Um dos filmes mais caros da época, "The Dumb Girl of Portici" inclui várias cenas com multidões perfeitamente orquestradas. Fileiras de soldados montados em seus cavalos tomam o centro da cidade. Uma demonstração massiva acontece no lado de fora do palácio do governador. Quando soldados atacam os plebeus, ocorre um grande tumulto.
Na época, Weber era citada ao lado de D.W. Griffith entre os mais importantes diretores de cinema em atuação. Em termos de período histórico, montagens elaboradas e escopo, "The Dumb Girl of Portici" é o seu filme que mais se assemelha aos de Griffith. É também o seu filme menos típico, mas marca outra quebra de paradigmas. Diretoras de filmes de ação que só agora estão ganhando espaço na indústria podem não saber que Weber chegou lá antes.

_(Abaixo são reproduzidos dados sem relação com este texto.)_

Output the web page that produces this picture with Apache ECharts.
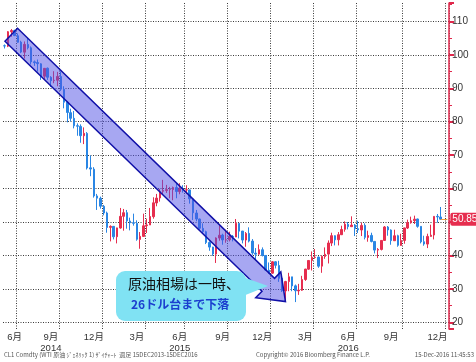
<!DOCTYPE html>
<html><head><meta charset="utf-8">
<script src="https://cdn.jsdelivr.net/npm/echarts@6/dist/echarts.min.js"></script>
<style>html,body{margin:0;padding:0;background:#fff}#c{width:476px;height:362px}</style>
</head><body><div id="c"></div>
<script>
// weekly categories (Monday of each week)
const weeks = [
'2014-06-02','2014-06-09','2014-06-16','2014-06-23','2014-06-30','2014-07-07','2014-07-14','2014-07-21','2014-07-28','2014-08-04',
'2014-08-11','2014-08-18','2014-08-25','2014-09-01','2014-09-08','2014-09-15','2014-09-22','2014-09-29','2014-10-06','2014-10-13',
'2014-10-20','2014-10-27','2014-11-03','2014-11-10','2014-11-17','2014-11-24','2014-12-01','2014-12-08','2014-12-15','2014-12-22',
'2014-12-29','2015-01-05','2015-01-12','2015-01-19','2015-01-26','2015-02-02','2015-02-09','2015-02-16','2015-02-23','2015-03-02',
'2015-03-09','2015-03-16','2015-03-23','2015-03-30','2015-04-06','2015-04-13','2015-04-20','2015-04-27','2015-05-04','2015-05-11',
'2015-05-18','2015-05-25','2015-06-01','2015-06-08','2015-06-15','2015-06-22','2015-06-29','2015-07-06','2015-07-13','2015-07-20',
'2015-07-27','2015-08-03','2015-08-10','2015-08-17','2015-08-24','2015-08-31','2015-09-07','2015-09-14','2015-09-21','2015-09-28',
'2015-10-05','2015-10-12','2015-10-19','2015-10-26','2015-11-02','2015-11-09','2015-11-16','2015-11-23','2015-11-30','2015-12-07',
'2015-12-14','2015-12-21','2015-12-28','2016-01-04','2016-01-11','2016-01-18','2016-01-25','2016-02-01','2016-02-08','2016-02-15',
'2016-02-22','2016-02-29','2016-03-07','2016-03-14','2016-03-21','2016-03-28','2016-04-04','2016-04-11','2016-04-18','2016-04-25',
'2016-05-02','2016-05-09','2016-05-16','2016-05-23','2016-05-30','2016-06-06','2016-06-13','2016-06-20','2016-06-27','2016-07-04',
'2016-07-11','2016-07-18','2016-07-25','2016-08-01','2016-08-08','2016-08-15','2016-08-22','2016-08-29','2016-09-05','2016-09-12',
'2016-09-19','2016-09-26','2016-10-03','2016-10-10','2016-10-17','2016-10-24','2016-10-31','2016-11-07','2016-11-14','2016-11-21',
'2016-11-28','2016-12-05','2016-12-12','2016-12-19','2016-12-26'
];

const openP = [
102.7,102.6,106.9,107.3,105.7,103.8,100.8,103.1,102.1,97.9,
97.7,97.3,93.6,96.0,93.3,92.3,92.4,93.5,89.7,85.8,
82.7,81.0,78.8,78.6,75.8,76.5,66.2,65.8,57.8,57.1,
54.7,52.7,48.4,48.7,45.6,48.2,51.7,52.8,50.3,49.8,
49.6,44.8,45.7,48.9,49.1,51.6,55.7,57.2,59.2,59.4,
59.7,59.7,60.3,59.1,60.0,59.6,59.6,56.9,52.7,50.9,
48.1,47.1,43.9,42.5,40.4,45.2,46.1,44.6,44.7,45.7,
45.5,49.6,47.3,44.6,46.6,44.3,40.7,40.4,41.7,40.0,
35.6,34.7,38.1,37.0,33.2,29.4,32.2,33.6,30.9,29.4,
29.6,32.8,35.9,38.5,39.4,39.5,36.8,39.7,40.4,43.7,
45.9,44.7,46.2,47.8,49.3,48.6,49.1,48.0,47.6,49.0,
45.4,46.0,44.2,41.6,41.8,44.5,48.5,47.6,44.4,45.9,
43.0,44.5,48.2,49.8,50.4,50.9,48.7,44.1,43.4,45.7,
46.1,51.7,51.5
];
const closeP = [
102.66,106.91,107.26,105.74,103.77,100.83,103.13,102.09,97.88,97.65,
97.35,93.65,95.96,93.29,92.27,92.41,93.54,89.74,85.82,82.75,
81.01,78.77,78.65,75.82,76.51,66.15,65.84,57.81,57.13,54.73,
52.69,48.36,48.69,45.59,48.24,51.69,52.78,50.34,49.76,49.61,
44.84,45.72,48.87,49.14,51.64,55.74,57.15,59.15,59.39,59.69,
59.72,60.30,59.13,59.96,59.61,59.63,56.93,52.74,50.89,48.14,
47.12,43.87,42.50,40.45,45.22,46.05,44.63,44.68,45.70,45.54,
49.63,47.26,44.60,46.59,44.29,40.74,40.39,41.71,39.97,35.62,
34.73,38.10,37.04,33.16,29.42,32.19,33.62,30.89,29.44,29.64,
32.78,35.92,38.50,39.44,39.46,36.79,39.72,40.36,43.73,45.92,
44.66,46.21,47.75,49.33,48.62,49.07,47.98,47.64,48.99,45.41,
45.95,44.19,41.60,41.80,44.49,48.52,47.64,44.44,45.88,43.03,
44.48,48.24,49.81,50.35,50.85,48.70,44.07,43.41,45.69,46.06,
51.68,51.50,50.85
];
const lowP = [
101.9,102.3,105.4,105.6,103.6,100.5,98.9,101.6,97.1,96.7,
95.0,92.5,92.5,92.5,90.4,91.5,90.6,89.2,84.0,79.8,
80.1,78.0,75.8,73.7,73.3,65.7,63.7,57.3,53.6,54.0,
52.0,46.8,44.2,44.8,43.6,48.0,47.4,48.0,47.5,48.9,
44.4,42.0,45.6,46.7,49.1,51.0,54.7,56.1,58.3,58.7,
57.1,56.5,57.1,58.3,58.8,58.4,55.5,50.6,50.2,47.7,
46.7,43.4,41.4,39.9,37.75,44.4,43.2,43.8,44.2,44.2,
45.5,45.1,43.6,42.6,43.9,40.2,38.9,40.2,39.7,35.4,
34.5,34.5,36.1,32.1,29.1,26.2,29.3,29.3,26.05,28.2,
29.4,32.4,35.7,35.5,39.0,36.3,34.8,39.0,37.6,42.8,
43.0,43.0,46.1,47.1,47.8,48.5,45.8,46.7,45.8,44.8,
44.1,43.9,40.6,39.2,41.5,44.4,45.9,43.2,44.4,42.6,
42.9,43.5,47.9,49.5,49.4,48.3,43.6,42.9,42.2,45.6,
44.8,49.8,50.7
];
const highP = [
103.1,107.1,107.7,107.5,106.4,104.2,104.0,105.0,102.5,98.3,
98.6,97.5,96.0,96.2,93.6,95.1,94.9,95.0,90.6,86.2,
83.9,83.2,79.5,79.2,78.3,76.9,69.9,66.4,58.4,57.6,
55.1,53.1,49.0,48.8,48.3,54.2,53.9,53.6,51.3,52.5,
50.5,47.0,52.5,51.0,54.2,57.4,58.4,59.9,62.6,61.1,
60.5,60.6,61.6,61.6,61.0,61.0,59.7,57.0,53.6,51.0,
49.6,47.4,44.2,42.6,45.4,49.3,46.5,47.7,47.1,46.1,
50.9,49.6,47.3,47.0,48.4,44.9,42.2,43.3,42.4,40.1,
37.9,38.3,38.3,38.4,33.2,32.4,34.8,33.6,31.3,31.5,
33.9,36.0,38.6,41.2,41.9,39.7,40.0,42.4,44.5,46.8,
46.0,47.0,48.9,50.2,50.0,51.7,49.4,50.4,49.8,49.6,
47.4,46.8,44.2,42.2,44.6,48.8,48.8,47.8,47.7,46.2,
46.5,48.3,50.7,51.6,51.9,51.0,48.7,45.9,46.5,49.2,
51.7,52.4,54.5
];

// axis label weeks / texts and quarter grid weeks
const tickWeeks  = ['2014-06-23','2014-09-08','2014-12-08','2015-03-09','2015-06-08','2015-09-07','2015-11-30','2016-02-29','2016-05-30','2016-08-29','2016-12-05'];
const tickLabels = ['6月','9月\n2014','12月','3月','6月\n2015','9月','12月','3月','6月\n2016','9月','12月'];
const gridWeeks  = ['2014-06-30','2014-09-29','2014-12-29','2015-03-30','2015-06-22','2015-09-21','2015-12-21','2016-03-21','2016-06-20','2016-09-26','2016-12-26'];

const arrowFrom = ['2014-06-16', 106];
const arrowTo   = ['2016-01-18', 26.2];

const lastPrice = closeP[closeP.length - 1];
const lastWeek = weeks[closeP.length - 1];

const labelMap = {};
tickWeeks.forEach((w, i) => { labelMap[weeks.indexOf(w)] = tickLabels[i]; });
const gridSet = new Set(gridWeeks.map(w => weeks.indexOf(w)));

const candles = openP.map((o, i) => [o, closeP[i], lowP[i], highP[i]]);

const UP = '#e62e4f', DOWN = '#2a86e4', AXRED = '#e0284c';
const dotted = { color: '#3a3a3a', width: 1, type: [1, 1.5] };

const chart = echarts.init(document.getElementById('c'), null, { renderer: 'canvas' });
chart.setOption({
  animation: false,
  backgroundColor: '#fff',
  grid: { left: 3, right: 27, top: 3, bottom: 33, containLabel: false },
  xAxis: {
    type: 'category', data: weeks, boundaryGap: true,
    axisLine: { show: false }, axisTick: { show: false },
    axisLabel: {
      interval: (idx) => labelMap[idx] !== undefined,
      formatter: (v, idx) => labelMap[idx] || '',
      color: '#333', fontSize: 9.5, lineHeight: 11, margin: 3,
      fontFamily: 'Liberation Sans, Noto Sans CJK JP, sans-serif'
    },
    splitLine: { show: true, interval: (idx) => gridSet.has(idx), lineStyle: dotted }
  },
  yAxis: {
    type: 'value', position: 'right', min: 18, max: 115.5, splitNumber: 10, scale: true,
    axisLine: { show: true, lineStyle: { color: AXRED, width: 1.5 } },
    axisTick: { show: true, length: 5, lineStyle: { color: AXRED, width: 2 } },
    minorTick: { show: true, splitNumber: 2, length: 3, lineStyle: { color: AXRED, width: 1 } },
    axisLabel: { color: '#333', fontSize: 10, margin: 3, showMinLabel: false, showMaxLabel: false,
      fontFamily: 'Liberation Sans, sans-serif' },
    splitLine: { show: true, showMinLine: false, showMaxLine: false, lineStyle: dotted }
  },
  series: [{
    type: 'candlestick', data: candles, barWidth: 2,
    itemStyle: { color: UP, color0: DOWN, borderColor: UP, borderColor0: DOWN, borderWidth: 1 },
    markLine: {
      silent: true, symbol: ['none', 'none'],
      lineStyle: { color: '#f0a040', width: 1, type: 'solid' },
      label: { show: true, position: 'end', distance: 3, formatter: String(lastPrice.toFixed(2)),
        color: '#fff', backgroundColor: '#e62e4f', padding: [2, 2, 1, 2], borderRadius: 2,
        fontSize: 10, fontFamily: 'Liberation Sans, sans-serif' },
      data: [[{ coord: [lastWeek, lastPrice] }, { coord: [weeks[weeks.length - 1], lastPrice] }]]
    }
  }]
});

// arrow annotation anchored to data points
const S = chart.convertToPixel({ seriesIndex: 0 }, arrowFrom);
const T = chart.convertToPixel({ seriesIndex: 0 }, arrowTo);
const dx = T[0] - S[0], dy = T[1] - S[1], L = Math.hypot(dx, dy);
const ux = dx / L, uy = dy / L, nx = -uy, ny = ux;
const hw = 9, hh = 18, hl = 24;
const B = [T[0] - ux * hl, T[1] - uy * hl];
const pts = [
  [S[0] + nx * hw, S[1] + ny * hw], [B[0] + nx * hw, B[1] + ny * hw], [B[0] + nx * hh, B[1] + ny * hh],
  [T[0], T[1]],
  [B[0] - nx * hh, B[1] - ny * hh], [B[0] - nx * hw, B[1] - ny * hw], [S[0] - nx * hw, S[1] - ny * hw]
];

const tiny = { fontSize: 6, fill: '#555', fontFamily: 'Noto Sans CJK JP, sans-serif' };
chart.setOption({
  graphic: [
    { type: 'polygon', shape: { points: pts }, style: { fill: 'rgba(80,80,230,0.5)', stroke: '#1010a8', lineWidth: 1.5 }, z: 10 },
    { type: 'rect', shape: { x: 116, y: 271, width: 130, height: 50, r: 9 }, style: { fill: '#80e2f3' }, z: 11 },
    { type: 'polygon', shape: { points: [[243, 277], [268, 286], [243, 296]] }, style: { fill: '#80e2f3' }, z: 11 },
    { type: 'text', x: 128, y: 284, z: 12, style: { text: '原油相場は一時、', fontSize: 14, fill: '#111',
        fontFamily: 'Noto Sans CJK JP', verticalAlign: 'middle' } },
    { type: 'text', x: 131, y: 304, z: 12, style: { text: '26ドル台まで下落', fontSize: 12, fontWeight: 'bold', fill: '#1b3fcf',
        fontFamily: 'Noto Sans CJK JP', verticalAlign: 'middle' } },
    { type: 'text', x: 4, y: 355, z: 12, style: Object.assign({ text: 'CL1 Comdty (WTI 原油 ｼﾞｪﾈﾘｯｸ 1) ｻﾞｲﾁｬｰﾄ  週足 15DEC2013-15DEC2016', verticalAlign: 'middle' }, tiny) },
    { type: 'text', x: 256, y: 355, z: 12, style: Object.assign({ text: 'Copyright© 2016 Bloomberg Finance L.P.', verticalAlign: 'middle' }, tiny) },
    { type: 'text', x: 474, y: 355, z: 12, style: Object.assign({ text: '15-Dec-2016 11:45:53', align: 'right', verticalAlign: 'middle' }, tiny) }
  ]
});
</script>
</body></html>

Mas nos anos 1920, o mundo mudou muito, e depressa. O público perdeu o gosto por filmes com consciência social. Os filmes com som chegaram. E, principalmente, segundo vários historiadores de filmes como Cari Beachamp, os homens perceberam que esse negócio de fazer filmes poderia realmente dar dinheiro. Quando os filmes se tornaram um grande negócio, diz Beauchamp, "os homens queriam os empregos" - e os conseguiram.
Mas Weber continuou fazendo filmes, incluindo um com som - seu último - em 1934. Ela se divorciou e depois se casou com um homem que roubou seu dinheiro e a deixou.
Recentemente, ela foi redescoberta. Seus filmes foram apresentados em festivais e exibições especiais em todo o mundo. Vários estão disponíveis em DVD e serviços de streaming. Uma caixa de DVDs intitulada "Pioneers: First Women Filmmakers" ("Pioneiras: As Primeiras Diretoras Mulheres") inclui vários filmes seus. Eles também estão na Netflix, incluindo "Suspense".
A Milestone Films lançou DVDs dos filmes de Weber nos EUA e no Reino Unido, incluindo "The Dumb Girl of Portici" e "Shoes". Enquanto muitos filmes sem som tinham trilhas de pastelões do grupo Keystone Cops, essa versão de "Sapatos" inclui uma nova partitura de Donald Sosin e Mimi Rabson que é tão eloquente e contida quanto a atuação de Mary Maclaren.
E recentemente foi lançado um livro de entrevistas com e artigos sobre a cineasta, intitulado "Lois Weber: Interviews" ("Lois Weber: Entrevistas", editado por Martin F, Norden e publicado pela editora University Press of Mississippi).
É uma pena que levou um século para Weber voltar, mas talvez ela não se surpreendesse com isso. Em 1928, ao ver Hollywood mudar, ela escreveu um artigo de jornal exigindo mais oportunidades para diretoras mulheres. "As mulheres entrando na indústria agora a encontram praticamente fechada", escreveu. "Um homem começando não teria tantos obstáculos". Ela estava muito à frente de seu tempo em chamar atenção para isso também.